Herbert Golser channels mother nature in a quivering solidity
Golser’s latest exhibition at Rosenfeld Porcini Gallery showcases a tightly sculpted juxtaposition between fragility and structural durability – a combination that leaves you questioning whether these sculptures were crafted by the artist or Mother Nature herself.
As one enters the unassuming Rosenfeld Porcini Gallery on London’s Rathbone Street, the space’s white-washed walls cite Michelangelo in describing the exhibition: “the figure already existed inside the slab of marble”. Indeed, Herbert Golser’s sculptures, which reveal waves, sweeping strokes and pointillist landscapes from within masses of wood, embody Michelangelo’s view in this regard.
Golser hails from Austria with lengthy experience in sculpting, particularly with wood as his medium, graduating from the University of Applied Arts in Vienna and the Technical School for Wood and Stone Sculpture. A great deal of tradition and time is felt from behind the works displayed in this particular exhibition; one cannot help but imagine the painstaking patience required to forge such detailed and fragile works.
Fragility feels important in this collection.
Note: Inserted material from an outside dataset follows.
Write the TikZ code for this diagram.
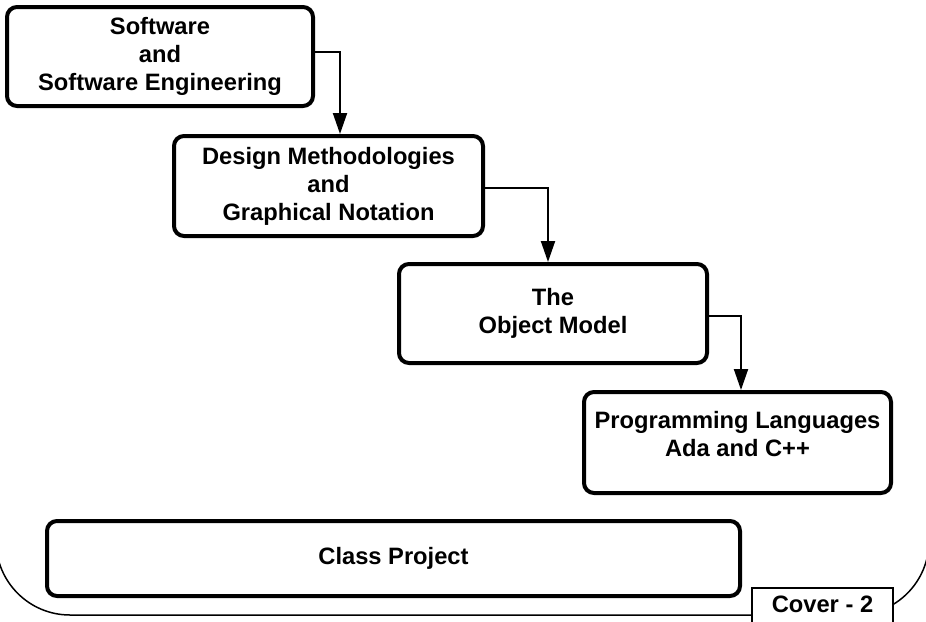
\documentclass[tikz,border=0pt]{standalone}
\usepackage{fontspec}
\setmainfont{Liberation Sans}
\usetikzlibrary{arrows.meta}
\begin{document}
\begin{tikzpicture}[x=1pt,y=1pt,
  txt/.style={align=center, font=\fontsize{23.7}{28}\selectfont\bfseries, inner sep=0pt},
  box/.style={txt, draw, line width=4pt, rounded corners=10pt},
  conn/.style={line width=2pt, -{Triangle[length=21pt,width=14pt]}},
  frameline/.style={line width=1.5pt}]
\useasboundingbox (0,0) rectangle (926,-621);
% outer frame (bottom part of a large rounded rectangle)
\draw[frameline] (-4,-300) -- (-4,-541) arc[start angle=180, end angle=270, radius=74pt]
  -- (855,-615) arc[start angle=270, end angle=360, radius=74pt] -- (929,-300);
% boxes
\node[box, minimum width=306pt, minimum height=99pt] (b1) at (160,-56.5) {Software\\and\\Software Engineering};
\node[box, minimum width=309pt, minimum height=100pt] (b2) at (328.5,-186) {Design Methodologies\\and\\Graphical Notation};
\node[box, minimum width=308pt, minimum height=99pt] (b3) at (553,-313.5) {The\\Object Model};
\node[box, minimum width=307pt, minimum height=101pt] (b4) at (737.5,-442.5) {};
\node[txt] (t4) at (737.5,-434) {Programming Languages\\Ada and C++};
\node[box, minimum width=693pt, minimum height=75pt] (cp) at (393.5,-558.5) {Class Project};
% cover label
\node[draw, fill=white, line width=1.5pt, minimum width=141pt, minimum height=50pt, inner sep=0pt] (cv) at (822.5,-613) {};
\node[txt] (cvt) at (822.5,-604) {Cover - 2};
% connectors
\coordinate (k1) at (340,-52);
\coordinate (k2) at (548,-188);
\coordinate (k3) at (741,-316);
\draw[conn] (b1.east |- k1) -- (k1) -- (k1 |- b2.north);
\draw[conn] (b2.east |- k2) -- (k2) -- (k2 |- b3.north);
\draw[conn] (b3.east |- k3) -- (k3) -- (k3 |- b4.north);
\end{tikzpicture}
\end{document}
At times as you wander between these monuments you dare not breathe at risk of disturbing the resting flakes and strands of wood sculpted by Golser. This grants the space an inherent stillness and calm that underpins the pieces displayed. A tight relationship between the sculptures and the space grants Golser’s work further dimension; shadows cast by towers of wood protruding from the walls and between the floorboards cast warped geometries, wall-mounted lattices reveal white from the walls in the grates of wood toying with the eye, rows and columns of miniature blocks laying perpendicular to the wall shift the sense of perspective as you pass a piece enabling a sense of movement. What originally seem like still natural creations, upon closer inspection, contain great amounts of life and vitality.
Each sculpted piece conforms to a series of repeated patterns which applies a mathematical quality to the works and yet the pieces which contribute to an individual work retain a sense of individuality – much akin to mathematics found in nature. This parallel exists to the extent where at times the viewer begins to question whether an artist exists at all: perhaps through a series of natural erosive processes these artefacts themselves in a gallery.
Herbert Golser’s exhibition, A Quivering Solidity, is open at Rosenfeld Porcini Gallery until 11th July 2015.